Sleazy software company plays the extortion game

02.05.2006
Sometimes you bring disaster on yourself. Other times, the horror comes out of nowhere, and by the time you realize you're in trouble, there's nothing you can do about it. My year of the living dead began midmorning on Dec. 7, 2003, a day that will certainly live in infamy in my small company. That was the date we fell victim to a fraudulent patent infringement lawsuit.

I'm the IT director (and software architect) at a small company. We sell a document management system based on software I developed about 12 years ago. Early last year, the officers of a smaller company that offers an e-mail platform with superficial similarities contacted us to ask if we wanted to partner with them. We declined.

It turns out that this company (let's call it SimiDMail) had acquired the software and patent of a failed competitor. Shortly after rejecting SimiD's offer, we heard through the grapevine that they were planning to sue us for patent infringement. This came as a shock, since the execs hadn't mentioned anything about patents during our meetings.

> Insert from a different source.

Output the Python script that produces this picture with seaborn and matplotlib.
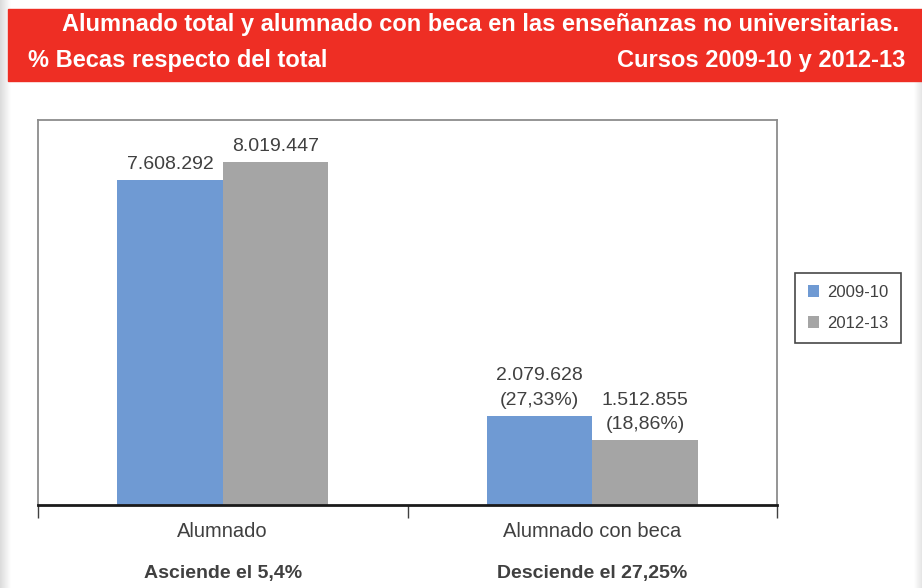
import numpy as np
import pandas as pd
import matplotlib
matplotlib.use("Agg")
import matplotlib.pyplot as plt
import seaborn as sns

categories = ["Alumnado", "Alumnado con beca"]
years = ["2009-10", "2012-13"]
values_2009 = [7608292, 2079628]
values_2012 = [8019447, 1512855]
pct_2009 = [None, "27,33%"]
pct_2012 = [None, "18,86%"]
notes = ["Asciende el 5,4%", "Desciende el 27,25%"]
title1 = "Alumnado total y alumnado con beca en las enseñanzas no universitarias."
title2_left = "% Becas respecto del total"
title2_right = "Cursos 2009-10 y 2012-13"

df = pd.DataFrame({
    "cat": categories * 2,
    "year": [years[0]] * 2 + [years[1]] * 2,
    "val": values_2009 + values_2012,
})

sns.set_theme(style="white")
plt.rcParams["font.family"] = ["Liberation Sans", "DejaVu Sans"]

fig = plt.figure(figsize=(9.22, 5.88), dpi=100)
W, H = 922, 588

# left shadow
sh = fig.add_axes([0, 0, 10 / W, 1])
grad = np.linspace(0.86, 1.0, 50).reshape(1, -1)
sh.imshow(np.dstack([grad, grad, grad]), aspect="auto", extent=[0, 1, 0, 1])
sh.axis("off")
sh2 = fig.add_axes([914 / W, 0, 8 / W, 1 - 80 / H])
grad2 = np.linspace(1.0, 0.9, 50).reshape(1, -1)
sh2.imshow(np.dstack([grad2, grad2, grad2]), aspect="auto", extent=[0, 1, 0, 1])
sh2.axis("off")

# red banner
fig.patches.append(plt.Rectangle((8 / W, 1 - 81 / H), 1 - 8 / W, 72 / H,
                                 transform=fig.transFigure, color="#EE2E24", zorder=0))
fig.text(481 / W, 1 - 25 / H, title1, ha="center", va="center", color="white",
         fontsize=17, fontweight="bold")
fig.text(28 / W, 1 - 61 / H, title2_left, ha="left", va="center", color="white",
         fontsize=17, fontweight="bold")
fig.text(905 / W, 1 - 61 / H, title2_right, ha="right", va="center", color="white",
         fontsize=17, fontweight="bold")

ax = fig.add_axes([38 / W, 83 / H, 739 / W, 385 / H])
sns.barplot(data=df, x="cat", y="val", hue="year", order=categories, hue_order=years,
            palette=["#6F9AD3", "#A5A5A5"], width=0.57, saturation=1, ax=ax, legend=True,
            linewidth=0)
ax.set_ylim(0, 9000000)
ax.set_xlim(-0.5, 1.5)
ax.set_xlabel("")
ax.set_ylabel("")
ax.set_yticks([])
ax.set_xticks([0, 1])
ax.set_xticklabels(categories, fontsize=14.5, color="#404040")
ax.tick_params(axis="x", which="major", length=0, pad=12)
ax.set_xticks([-0.5, 0.5, 1.5], minor=True)
ax.tick_params(axis="x", which="minor", length=9, width=1, color="#404040", direction="out", bottom=True)
for s in ["left", "top", "right"]:
    ax.spines[s].set_color("#8C8C8C")
    ax.spines[s].set_linewidth(1.3)
ax.spines["bottom"].set_color("#1A1A1A")
ax.spines["bottom"].set_linewidth(2)

def fmt(v):
    return f"{v:,}".replace(",", ".")

containers = ax.containers
for ci, (vals, pcts) in enumerate([(values_2009, pct_2009), (values_2012, pct_2012)]):
    for bi, bar in enumerate(containers[ci]):
        x = bar.get_x() + bar.get_width() / 2
        txt = fmt(vals[bi]) if pcts[bi] is None else f"{fmt(vals[bi])}\n({pcts[bi]})"
        ax.annotate(txt, (x, bar.get_height()), xytext=(0, 5), textcoords="offset points",
                    ha="center", va="bottom", fontsize=14, color="#404040", linespacing=1.6)

for i, n in enumerate(notes):
    ax.annotate(n, (i, 0), xycoords=("data", "axes fraction"), xytext=(0, -49.5),
                textcoords="offset points", ha="center", va="center", fontsize=14,
                fontweight="bold", color="#404040")

leg = ax.legend(loc="center left", bbox_to_anchor=(795 / W, (588 - 308) / H),
                bbox_transform=fig.transFigure, frameon=True, fancybox=False,
                borderaxespad=0, fontsize=12, handlelength=0.7, handleheight=0.7,
                handletextpad=0.5, borderpad=0.75, labelspacing=0.95, labelcolor="#404040")
leg.get_frame().set_edgecolor("#1A1A1A")
leg.get_frame().set_linewidth(1.2)

fig.savefig("out.png", dpi=100)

I reviewed SimiD's patent, and found very little overlap with the software we were selling, but neither friendly e-mails nor patient phone calls to its technical VP made a dent. Finally, with expensive lawyers in tow, we sat down with SimiD's CEO to sort things out. He proved to be technology-challenged, particularly in the areas of technology most pertinent to the lawsuit. At one point he asked us what a "message digest" was, even though this term was critical to the patent SimiD had purchased.

Toward the end of the meeting, the CEO and his attorneys demanded that we provide financials, marketing plans, sales collateral, software specs, customer lists, and so on. It felt like legalized extortion, but our lawyers told us that we'd save ourselves time and trouble if we gave in. Apparently, although a company is required to conduct "reasonable" research before filing a patent infringement lawsuit, there's little legal recourse if they don't. During the months that followed, as we exchanged expert reports, I reached the conclusion that SimiD was insisting on this information mostly to acquire competitive intelligence.

After a year of high stress (and tens of thousands of dollars in legal fees), we met in mediation. By now we had figured out that ultimately, most patent infringement lawsuits are a form of financial warfare in which right and wrong have very little importance. At one point SimiD's CEO actually pointed out that it would be cheaper for us to license their "technology" than to fight and win in court. Our lawyers agreed; it would have cost a huge chunk of change to go through a trial, and even more if SimiD appealed. Patents granting legal rights use language so unclear it can cost hundreds of thousands of dollars to learn exactly who owns what.